Oklahoma has a punt returner, Antonio Perkins, whose eight touchdown returns tie the NCAA record. Southern Cal defensive end Shaun Cody might be as good defensively as Leinart and Bush are offensively, but he might not be any better than Oklahoma's defensive end by the same surname, Dan Cody. Southern Cal linebacker Matt Grootegoed was runner-up for the Butkus Award (behind Derrick Johnson of Texas). Oklahoma's Jammal Brown won the Outland Trophy as college football's best interior lineman.

And that's just this game.

Let's not forget that the best player on the field, had he been allowed to play and not treated so unfairly by the NCAA, would probably be Mike Williams, the USC wide receiver who was declared ineligible because he entered the draft last year before the courts told him he wouldn't be allowed in the NFL.

That would be Leinart, Bush and Williams on one team.
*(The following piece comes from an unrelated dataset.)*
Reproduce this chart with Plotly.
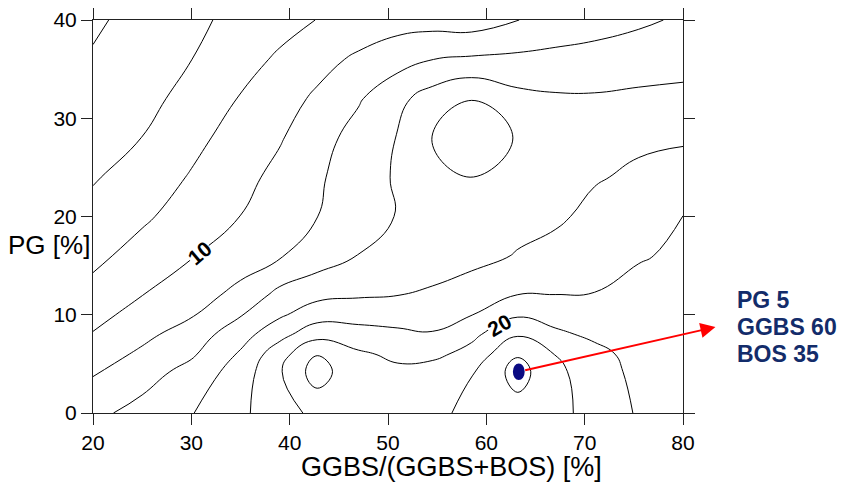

I don't vote for the Heisman anymore, but if I did, I would have voted for Bush. Watching him is like watching a young Marshall Faulk. USC has a lineman, a fifth-year guard named Travis Watkins, who has known of Bush for seven years.

"My cousin played against Reggie in Pop Warner football," Watkins said. "He was weaving in and out and around people when he was 13. In high school, Reggie just hurt people's feelings. He didn't even mean to score touchdowns on some plays and he did. And remember, with our offense if he was the showcase guy who was getting all the touches, he would be the Heisman Trophy winner, hands down. His stats would be astronomical. And he's not some dumb jock. He's on schedule to graduate [with a degree in psychology] in less than four years."

There's nothing dumb about Watkins. He's an international relations major who also was a shot putter on the USC track and field team. Under no pretense about playing in the NFL, Watkins had a scout's mind about players. He went to the same high school as Utah's Smith. "I'm so proud of Alex and how he's made himself a great player. I think he should have been number two in the Heisman voting."

By the time USC and Oklahoma kick it off Tuesday night, there will be no other games. Auburn won't have a voice in who will be voted No. 1 and declared the national champion. For the first and only time all season, arguing will be displaced by what happens on the field, which, given the participants, could be fairly memorable.